Posts from his life in Carol City also show he was stopped by the police repeatedly for little reason, but he never seemed to let it get him down. "Think Big. Think Positive. Think Smart. Think Beautiful," he posted in 2012. That year he first tried to join the Army, but failed the language section aptitude test by a few points, according to a post. He studied and eventually passed.
Soon after he met Bohler and both men and their wives became friends. Bohler, who now lives in Fort Lee in Virginia, remembers driving around for hours in 2014 as Johnson looked for a home before he finally decided to live on base. Their families often ate Sunday dinners together, with both Johnson and his wife cooking Thanksgiving-style meals of ham, macaroni and cheese, and pies.
The couples celebrated when both wives found out they were pregnant with girls and due a few days apart. Johnson and his wife, due in January, quickly began planning for the new baby and for life with their other two children, a young girl and boy.

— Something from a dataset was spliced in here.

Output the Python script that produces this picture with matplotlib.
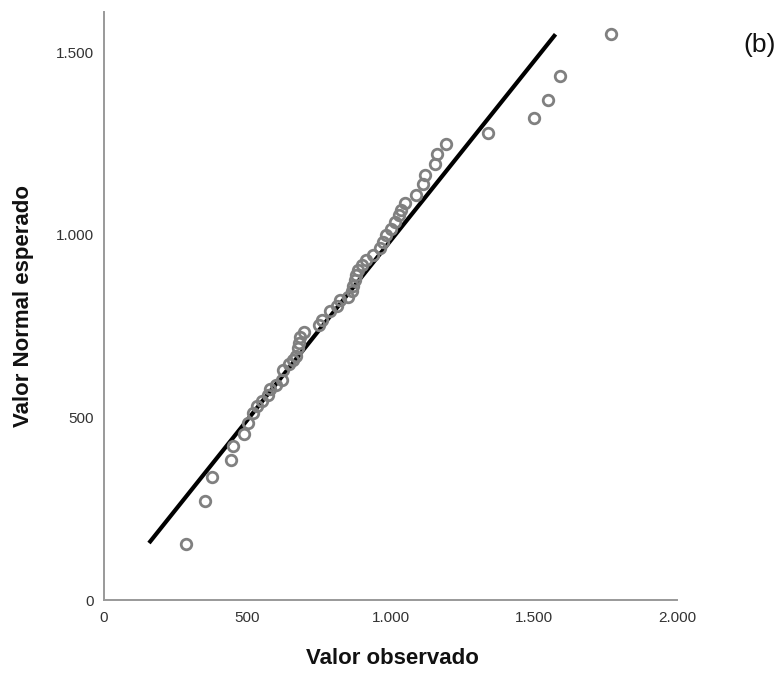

"When he found out they were having a girl, he was very excited. He had already named the baby," Angiline Bohler said, adding that Johnson didn't see the mission in Niger as dangerous because his first deployment went smoothly.
Staff Sgt. Charles Taylor Jr., who also supervised Johnson and escorted his body home from Niger, called him an "outstanding soldier." The two last talked the day Johnson and the team of Green Berets headed out on their fateful patrol.
"I told him 'I know you can make it and to train up,'" Taylor said. It was the last thing the two would ever talk about. Johnson and three other soldiers would soon be dead.